Dominic Solanke, another new man, has made an equally quick start. His performances have perhaps been a little more surprising – his talent is undeniable, and he showcased this at the recent u20 World Cup, but not many expected him to look at home so quickly with a lot of the first team. Word out of the club following the signing very much suggested that Solanke was meant as one for the future, but he is making his case for the present. He made a goal for Chirivella against Tranmere, and got one for himself against Palace – the latter was a lovely strike, rifled into the corner from outside the box. Again, it would be foolish to read too much into pre-season, but he has certainly made Klopp sit up and take notice; at the very least, Solanke will hope to be involved in cup fixtures during the coming campaign.

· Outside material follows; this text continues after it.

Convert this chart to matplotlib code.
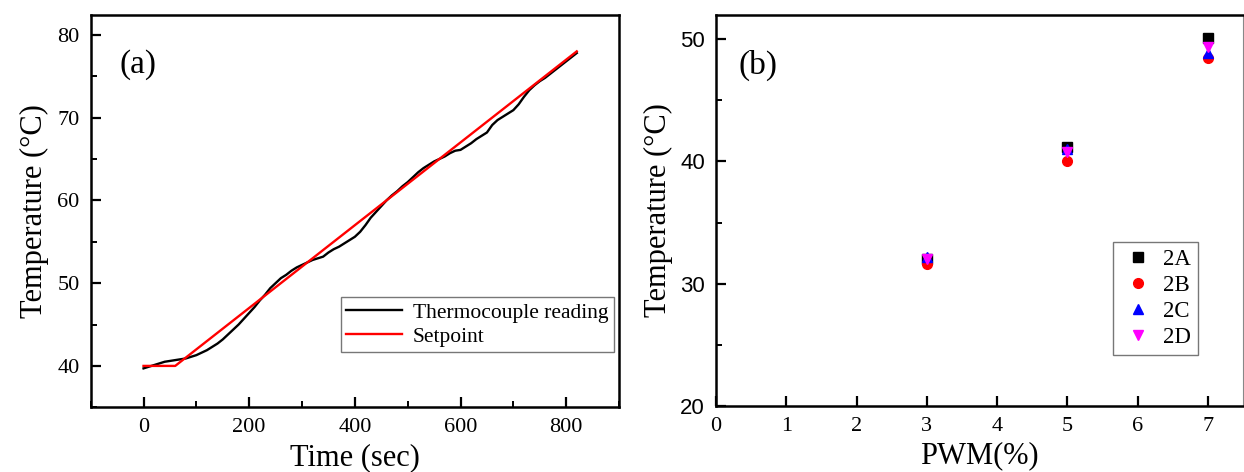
import matplotlib
matplotlib.use("Agg")
from matplotlib import pyplot as plt
from matplotlib.ticker import MultipleLocator

plt.rcParams['font.family'] = ['Liberation Serif', 'DejaVu Serif']
plt.rcParams['mathtext.fontset'] = 'stix'

# (a) thermocouple reading vs setpoint
time_s = list(range(0, 830, 10))
thermo = [39.7, 39.9, 40.1, 40.3, 40.5, 40.6, 40.7, 40.8, 40.9, 41.1,
          41.3, 41.6, 41.9, 42.3, 42.7, 43.2, 43.8, 44.4, 45.0, 45.7,
          46.4, 47.1, 47.9, 48.6, 49.4, 50.0, 50.6, 51.0, 51.5, 51.9,
          52.2, 52.5, 52.8, 53.0, 53.2, 53.7, 54.1, 54.4, 54.8, 55.2,
          55.6, 56.2, 57.0, 57.9, 58.6, 59.3, 60.0, 60.6, 61.1, 61.7,
          62.2, 62.8, 63.4, 63.9, 64.3, 64.7, 65.0, 65.3, 65.7, 66.0,
          66.1, 66.5, 66.9, 67.4, 67.8, 68.2, 69.1, 69.7, 70.1, 70.5,
          70.9, 71.6, 72.5, 73.3, 73.9, 74.4, 74.8, 75.3, 75.8, 76.3,
          76.8, 77.3, 77.8]
set_t = [0, 60, 820]
set_T = [40, 40, 78]

# (b) temperature vs PWM
pwm = [3, 5, 7]
t_2A = [32.0, 41.2, 50.1]
t_2B = [31.6, 40.0, 48.5]
t_2C = [32.2, 41.0, 48.9]
t_2D = [32.0, 40.8, 49.4]

fig = plt.figure(figsize=(12.44, 4.72), dpi=100)
ax1 = fig.add_axes([0.0729, 0.1371, 0.4247, 0.8312])
ax2 = fig.add_axes([0.5756, 0.1405, 0.4236, 0.8278])

ax1.plot(time_s, thermo, color='black', lw=1.7, label='Thermocouple reading')
ax1.plot(set_t, set_T, color='red', lw=1.7, label='Setpoint')
ax1.set_xlim(-100, 900)
ax1.set_ylim(35, 82.4)
ax1.xaxis.set_major_locator(MultipleLocator(200))
ax1.xaxis.set_minor_locator(MultipleLocator(100))
ax1.yaxis.set_major_locator(MultipleLocator(10))
ax1.yaxis.set_minor_locator(MultipleLocator(5))
ax1.set_xticks([0, 200, 400, 600, 800])
ax1.set_xlabel('Time (sec)', fontsize=22, labelpad=4)
ax1.set_ylabel('Temperature (°C)', fontsize=22, labelpad=6)
ax1.text(0.055, 0.873, '(a)', transform=ax1.transAxes, fontsize=24, va='center')
leg1 = ax1.legend(loc='lower right', bbox_to_anchor=(0.99, 0.14), fontsize=15.5,
                  fancybox=False, handlelength=2.6, borderpad=0.25,
                  labelspacing=0.2, handletextpad=0.5, borderaxespad=0)
leg1.get_frame().set_edgecolor('#555555')
leg1.get_frame().set_linewidth(1.0)

ax2.plot(pwm, t_2A, 's', color='black', ms=6.5, label='2A')
ax2.plot(pwm, t_2B, 'o', color='red', ms=7, label='2B')
ax2.plot(pwm, t_2C, '^', color='blue', ms=7.5, label='2C')
ax2.plot(pwm, t_2D, 'v', color='magenta', ms=7.5, label='2D')
ax2.set_xlim(0, 7.5)
ax2.set_ylim(20, 52)
ax2.xaxis.set_major_locator(MultipleLocator(1))
ax2.yaxis.set_major_locator(MultipleLocator(10))
ax2.yaxis.set_minor_locator(MultipleLocator(5))
ax2.set_xlabel('PWM(%)', fontsize=22, labelpad=4)
ax2.set_ylabel('Temperature (°C)', fontsize=22, labelpad=5)
ax2.text(0.042, 0.872, '(b)', transform=ax2.transAxes, fontsize=24, va='center')
leg2 = ax2.legend(loc='lower right', bbox_to_anchor=(0.915, 0.13), fontsize=16.5,
                  fancybox=False, handlelength=1.6, borderpad=0.3,
                  labelspacing=0.22, handletextpad=0.3, borderaxespad=0)
leg2.get_frame().set_edgecolor('#555555')
leg2.get_frame().set_linewidth(1.0)

for ax in (ax1, ax2):
    ax.tick_params(which='major', direction='in', length=7, width=1.6, labelsize=16, pad=8)
    ax.tick_params(which='minor', direction='in', length=4, width=1.4)
    for s in ax.spines.values():
        s.set_linewidth(1.8)
ax2.tick_params(axis='y', labelsize=16)
for lab in ax2.get_yticklabels():
    lab.set_family(['Liberation Sans', 'DejaVu Sans'])
ax2.spines['right'].set_linewidth(0.8)
ax2.spines['right'].set_color('#888888')

fig.savefig('out.png', dpi=100)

For the time being, Salah and Solanke are the only new additions we have been able to see in action. A deal for Andy Robertson has reportedly been finalised in recent hours, but it looks as though fans will be made to wait until the squad head to Germany before he will be seen in a Liverpool shirt. However, that is not to say there has been nothing to keep supporters interested. The role of Ben Woodburn has been particularly intriguing – Klopp has repeatedly employed him in a deeper position. The German shed some light on the matter following the win over Palace; he stated that he wanted to allow the young Welsh talent to become as well-rounded as possible, and that playing him centrally would help to improve on traits such as composure. Whether the move is intended as permanent remains to be seen; either way, he has been impressive in a less natural role. As well as Woodburn, and the aforementioned Alexander-Arnold, Grujic has been able to impress. He steered in a lovely long-range strike against Tranmere, and although he has not added to his tally since then he has nonetheless made his presence felt in the centre of the park. Sometimes this has crossed a line – to the frustration of new Palace manager Frank De Boer – but the Serb seems to have all of the necessary raw attributes. In some respects, he is reminiscent of a young Gerrard: this is not a particularly useful tag in the sense that it saddles him with hugely unfair expectations, but the comparison is irresistible. He bursts forward from the centre of the park, has a good long shot on him, showcases a strong range of passing and has a rash streak – hopefully he is able to remain injury-free this campaign and get a little more involved in the first team.

The ’final’ of the Premier League Asia Cup is our next fixture – this is against Leicester. It will be good to test the squad against another Premier League side; the win against Palace was encouraging, particularly as we have struggled against them a lot in the recent past, and a win against the champions of two seasons ago would be equally pleasing. It should also be good for fitness – back-to-back games against opposition of a comparable level will certainly help to ease the players back to their peak. A trip to Germany follows this, and before we know it the season proper is upon us. Hopefully the preparations for this moment continue in much the same fashion: the squad are looking good, injuries have been avoided and results are generally coming too.